The newspaper Reforma reported Monday that Lozoya — accused of corruption in cases involving Brazilian construction company Odebrecht and steelmaker Altos Hornos de México (AHMSA) during the 2012–2018 government of Enrique Peña Nieto — had reached an agreement with Pemex that would allow him to leave jail in exchange for payments of over US $10 million.
However, at a court hearing on Monday on the AHMSA case, a lawyer for Pemex said the conditions needed for the agreement were not in place. The state oil company argued that Lozoya’s compensation offer of more than $3 million for the corrupt purchase of a dilapidated fertilizer plant from AHMSA in 2015 was insufficient given the financial damage he caused. Lozoya is accused of accepting more than $3 million in kickbacks from AHMSA to effect the purchase.
A second hearing scheduled for Tuesday — at which Lozoya’s offer to compensate for his involvement in the Odebrecht case with a payment of over $7 million was to be considered — was postponed on Pemex’s request. No new date was set.
As a result of Pemex’s rejection of the compensation offer in the AHMSA case and the postponement of the second hearing, Lozoya didn’t have the opportunity to formally conclude the agreement that would have resulted in a suspension of the charges against him and his release from the Reclusorio Norte prison in Mexico City.
The former official — accused of receiving multimillion-dollar payments from both Odebrecht and AHMSA in exchange for awarding a lucrative refinery contract to the former and buying the rundown fertilizer plant from the latter — was extradited to Mexico from Spain in July 2020 and has been in jail since November.
He initially avoided jail for over a year due to poor health and a “protected witness” cooperation agreement he struck with the federal Attorney General’s Office (FGR). His freedom came to an end in October shortly after he was seen dining at a high-end Mexico City restaurant, which put a spotlight on the alleged preferential treatment he was receiving.
If Lozoya and Pemex are unable to reach a compensation agreement in which the former effectively buys his way out of jail, the ex-Pemex chief will face trial on charges of bribery, money laundering and criminal association. A conviction could see him sentenced to almost four decades behind bars.

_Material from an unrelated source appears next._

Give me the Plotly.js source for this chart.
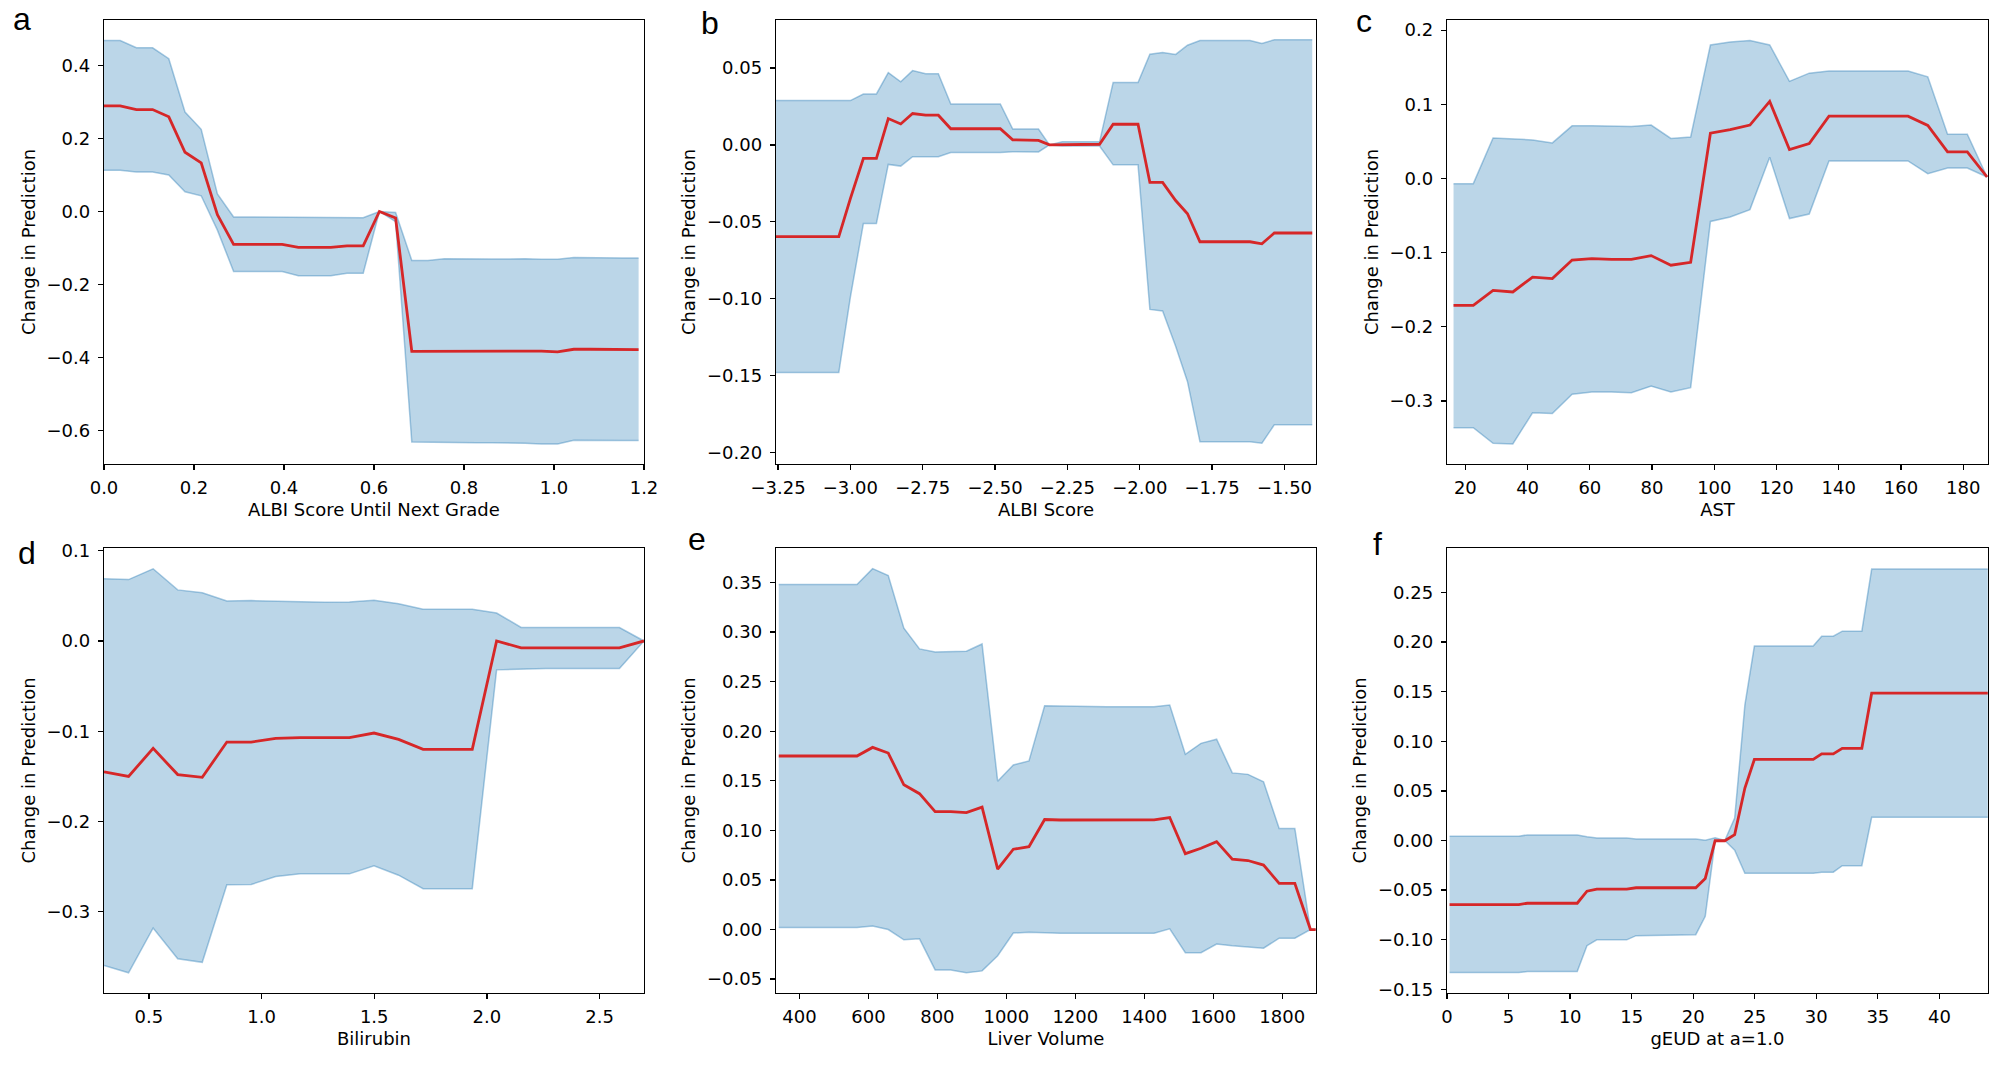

The former Pemex CEO has implicated a who’s who of Mexico’s political elite in the corruption of which he is accused, including former presidents Peña Nieto, Carlos Salinas and Felipe Calderón, ex-cabinet minister Luis Videgaray and 2018 presidential candidate Ricardo Anaya.
Based on Lozoya’s claims, the FGR accused Peña Nieto of being the author of a bribery scheme that allegedly used Odebrecht money to buy lawmakers’ support for the former government’s structural reforms, in particular the energy reform which opened up the sector to foreign and private companies after an almost 80-year state monopoly.
President López Obrador pledged there would be “no protection for anyone” involved in the Odebrecht corruption case but said Monday that he supported a compensation agreement as long as Lozoya paid fair compensation for his crimes.